To be done: Retype only what runs from the beginning of the data through the line with "const labelRadius = [197, 190, 193, 203, 194];"; please omit the pictures and keep every line exact.

Raw data:

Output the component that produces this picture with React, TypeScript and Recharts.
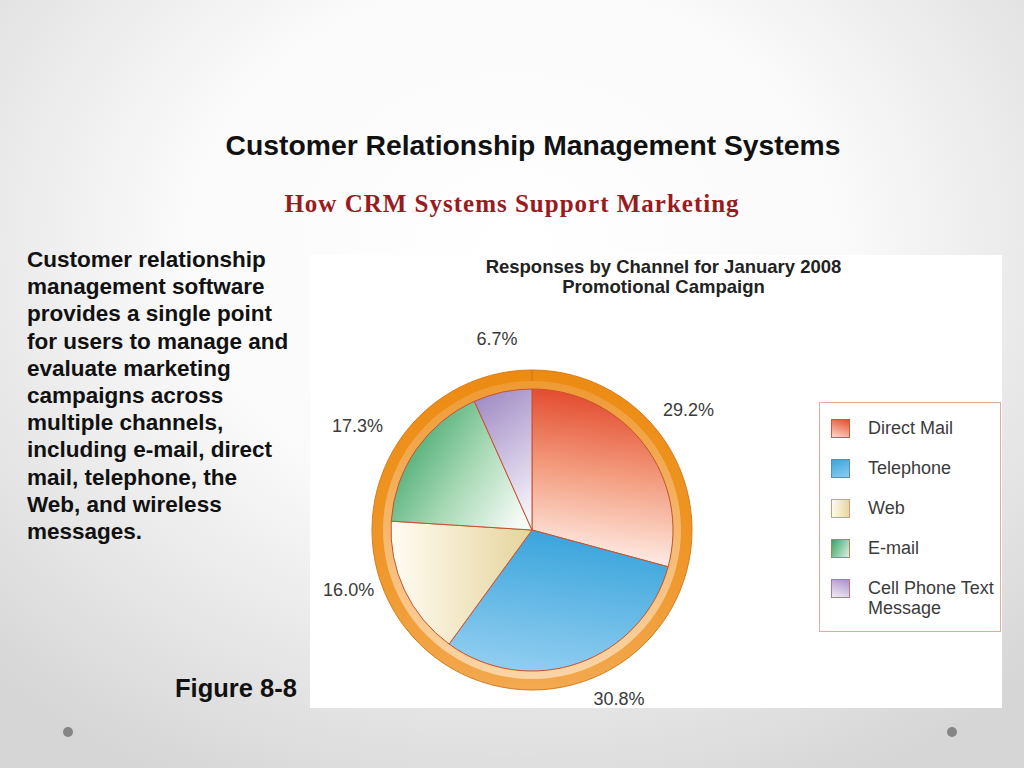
import { Cell, Legend, Pie, PieChart } from "recharts";

const channels = ["Direct Mail", "Telephone", "Web", "E-mail", "Cell Phone Text Message"];
const legendLines = [["Direct Mail"], ["Telephone"], ["Web"], ["E-mail"], ["Cell Phone Text", "Message"]];
const shares = [29.2, 30.8, 16.0, 17.3, 6.7];

const bodyLines = [
  "Customer relationship",
  "management software",
  "provides a single point",
  "for users to manage and",
  "evaluate marketing",
  "campaigns across",
  "multiple channels,",
  "including e-mail, direct",
  "mail, telephone, the",
  "Web, and wireless",
  "messages.",
];

const gradIds = ["gMail", "gPhone", "gWeb", "gEmail", "gCell"];
const swatchBorders = ["#d2553a", "#5a8fb0", "#d59a78", "#b08060", "#c87080"];
const swatchFills = [
  "linear-gradient(200deg, #e34d2c, #fbd9cc)",
  "linear-gradient(160deg, #3aa6dc, #8ccbef)",
  "linear-gradient(90deg, #fffaf0, #e8d6a0)",
  "linear-gradient(120deg, #38a465, #dff0e2)",
  "linear-gradient(200deg, #a993c8, #f0ecf7)",
];
// label placement tweaks (degrees counter-clockwise, radius)
const labelTurn = [0, 7.8, -7, 4, -1.7];
const labelRadius = [197, 190, 193, 203, 194];

const sans = "'Liberation Sans', Arial, sans-serif";
const RAD = Math.PI / 180;

const data = channels.map((name, i) => ({ name, value: shares[i] }));

function renderLabel(p: any) {
  const r = labelRadius[p.index];
  const a = (p.midAngle + labelTurn[p.index]) * RAD;
  const x = p.cx + r * Math.cos(-a);
  const y = p.cy + r * Math.sin(-a);
  return (
    <text
      x={x}
      y={y}
      textAnchor="middle"
      dominantBaseline="central"
      fill="#3a3a3a"
      fontSize={18}
      fontFamily={sans}
    >
      {p.value.toFixed(1)}%
    </text>
  );
}

function LegendBox() {
  return (
    <div
      style={{
        width: 182,
        height: 230,
        boxSizing: "border-box",
        border: "1.5px solid #e2ad98",
        paddingTop: 15,
        fontFamily: sans,
        fontSize: 18,
        color: "#3c3c3c",
      }}
    >
      {legendLines.map((lines, i) => (
        <div key={channels[i]} style={{ display: "flex", height: 40 }}>
          <div
            style={{
              width: 19,
              height: 19,
              marginLeft: 11,
              marginTop: 0.5,
              boxSizing: "border-box",
              border: `1.5px solid ${swatchBorders[i]}`,
              background: swatchFills[i],
            }}
          />
          <div style={{ marginLeft: 18, lineHeight: "20px" }}>
            {lines.map((l) => (
              <div key={l}>{l}</div>
            ))}
          </div>
        </div>
      ))}
    </div>
  );
}

export default function App() {
  return (
    <div
      style={{
        position: "absolute",
        left: 0,
        top: 0,
        width: 1024,
        height: 768,
        overflow: "hidden",
        background:
          "radial-gradient(ellipse 72% 78% at 50% 32%, #ffffff 0%, #fafafa 45%, #d6d6d6 100%)",
        fontFamily: sans,
      }}
    >
      <div
        style={{
          position: "absolute",
          top: 129,
          left: 0,
          width: 1066,
          textAlign: "center",
          fontWeight: 700,
          fontSize: 28.3,
          color: "#111",
        }}
      >
        Customer Relationship Management Systems
      </div>
      <div
        style={{
          position: "absolute",
          top: 190,
          left: 0,
          width: 1024,
          textAlign: "center",
          fontFamily: "'Liberation Serif', 'Times New Roman', serif",
          fontWeight: 700,
          fontSize: 25,
          letterSpacing: 1,
          color: "#9a1b1e",
        }}
      >
        How CRM Systems Support Marketing
      </div>
      <div
        style={{
          position: "absolute",
          top: 246,
          left: 27,
          fontWeight: 700,
          fontSize: 22.5,
          lineHeight: "27.2px",
          color: "#111",
        }}
      >
        {bodyLines.map((l) => (
          <div key={l}>{l}</div>
        ))}
      </div>
      <div
        style={{
          position: "absolute",
          top: 674,
          left: 175,
          fontWeight: 700,
          fontSize: 25.5,
          color: "#111",
        }}
      >
        Figure 8-8
      </div>
      <div style={{ position: "absolute", left: 63, top: 727, width: 10, height: 10, borderRadius: 5, background: "#858585" }} />
      <div style={{ position: "absolute", left: 947, top: 727, width: 10, height: 10, borderRadius: 5, background: "#858585" }} />

      <div style={{ position: "absolute", left: 310, top: 255, width: 692, height: 453, background: "#fff" }}>
        <div
          style={{
            position: "absolute",
            top: 2,
            left: 174,
            width: 359,
            textAlign: "center",
            fontWeight: 700,
            fontSize: 18.5,
            lineHeight: "20px",
            color: "#222",
            whiteSpace: "nowrap",
          }}
        >
          <div style={{ marginLeft: -20, marginRight: -20 }}>Responses by Channel for January 2008</div>
          <div>Promotional Campaign</div>
        </div>
        <PieChart width={692} height={453} margin={{ top: 0, right: 0, bottom: 0, left: 0 }}>
          <defs>
            <linearGradient id="gMail" x1="0.4" y1="0" x2="0.3" y2="1">
              <stop offset="0%" stopColor="#e2472a" />
              <stop offset="45%" stopColor="#f29a7c" />
              <stop offset="100%" stopColor="#fff6f2" />
            </linearGradient>
            <linearGradient id="gPhone" x1="0.6" y1="0" x2="0.4" y2="1">
              <stop offset="0%" stopColor="#36a3db" />
              <stop offset="100%" stopColor="#90cdf0" />
            </linearGradient>
            <linearGradient id="gWeb" x1="0" y1="0" x2="1" y2="0">
              <stop offset="0%" stopColor="#fffcf3" />
              <stop offset="100%" stopColor="#e6d49c" />
            </linearGradient>
            <linearGradient id="gEmail" x1="0" y1="0.2" x2="1" y2="0.8">
              <stop offset="0%" stopColor="#33a061" />
              <stop offset="55%" stopColor="#a6d8b4" />
              <stop offset="100%" stopColor="#f6fbf6" />
            </linearGradient>
            <linearGradient id="gCell" x1="0.3" y1="0" x2="0.6" y2="1">
              <stop offset="0%" stopColor="#a28dc5" />
              <stop offset="100%" stopColor="#f6f3fb" />
            </linearGradient>
            <linearGradient id="gRing" x1="0" y1="0" x2="0" y2="1">
              <stop offset="0%" stopColor="#ec8b12" />
              <stop offset="60%" stopColor="#ef9729" />
              <stop offset="100%" stopColor="#f3a950" />
            </linearGradient>
            <linearGradient id="gRingIn" x1="0" y1="0" x2="0" y2="1">
              <stop offset="0%" stopColor="#ef9a33" />
              <stop offset="100%" stopColor="#fbd5a6" />
            </linearGradient>
          </defs>
          <Pie
            data={[{ name: "ring", value: 1 }]}
            dataKey="value"
            cx={222}
            cy={275}
            innerRadius={141}
            outerRadius={160}
            startAngle={90}
            endAngle={-270}
            fill="url(#gRing)"
            stroke="#d97b1c"
            strokeWidth={1}
            legendType="none"
            isAnimationActive={false}
          />
          <Pie
            data={[{ name: "ringIn", value: 1 }]}
            dataKey="value"
            cx={222}
            cy={275}
            innerRadius={141}
            outerRadius={149}
            startAngle={90}
            endAngle={-270}
            fill="url(#gRingIn)"
            stroke="none"
            legendType="none"
            isAnimationActive={false}
          />
          <Pie
            data={data}
            dataKey="value"
            nameKey="name"
            cx={222}
            cy={275}
            innerRadius={0}
            outerRadius={141}
            startAngle={90}
            endAngle={-270}
            stroke="#c7532e"
            strokeWidth={1}
            label={renderLabel}
            labelLine={false}
            isAnimationActive={false}
          >
            {data.map((d, i) => (
              <Cell key={d.name} fill={`url(#${gradIds[i]})`} />
            ))}
          </Pie>
          <Legend
            layout="vertical"
            align="right"
            verticalAlign="top"
            content={() => <LegendBox />}
            wrapperStyle={{ position: "absolute", left: 509, top: 147, width: 182, height: 230 }}
          />
        </PieChart>
      </div>
    </div>
  );
}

Problem solution:
Output the component that produces this picture with React, TypeScript and Recharts.
import { Cell, Legend, Pie, PieChart } from "recharts";

const channels = ["Direct Mail", "Telephone", "Web", "E-mail", "Cell Phone Text Message"];
const legendLines = [["Direct Mail"], ["Telephone"], ["Web"], ["E-mail"], ["Cell Phone Text", "Message"]];
const shares = [29.2, 30.8, 16.0, 17.3, 6.7];

const bodyLines = [
  "Customer relationship",
  "management software",
  "provides a single point",
  "for users to manage and",
  "evaluate marketing",
  "campaigns across",
  "multiple channels,",
  "including e-mail, direct",
  "mail, telephone, the",
  "Web, and wireless",
  "messages.",
];

const gradIds = ["gMail", "gPhone", "gWeb", "gEmail", "gCell"];
const swatchBorders = ["#d2553a", "#5a8fb0", "#d59a78", "#b08060", "#c87080"];
const swatchFills = [
  "linear-gradient(200deg, #e34d2c, #fbd9cc)",
  "linear-gradient(160deg, #3aa6dc, #8ccbef)",
  "linear-gradient(90deg, #fffaf0, #e8d6a0)",
  "linear-gradient(120deg, #38a465, #dff0e2)",
  "linear-gradient(200deg, #a993c8, #f0ecf7)",
];
// label placement tweaks (degrees counter-clockwise, radius)
const labelTurn = [0, 7.8, -7, 4, -1.7];
const labelRadius = [197, 190, 193, 203, 194];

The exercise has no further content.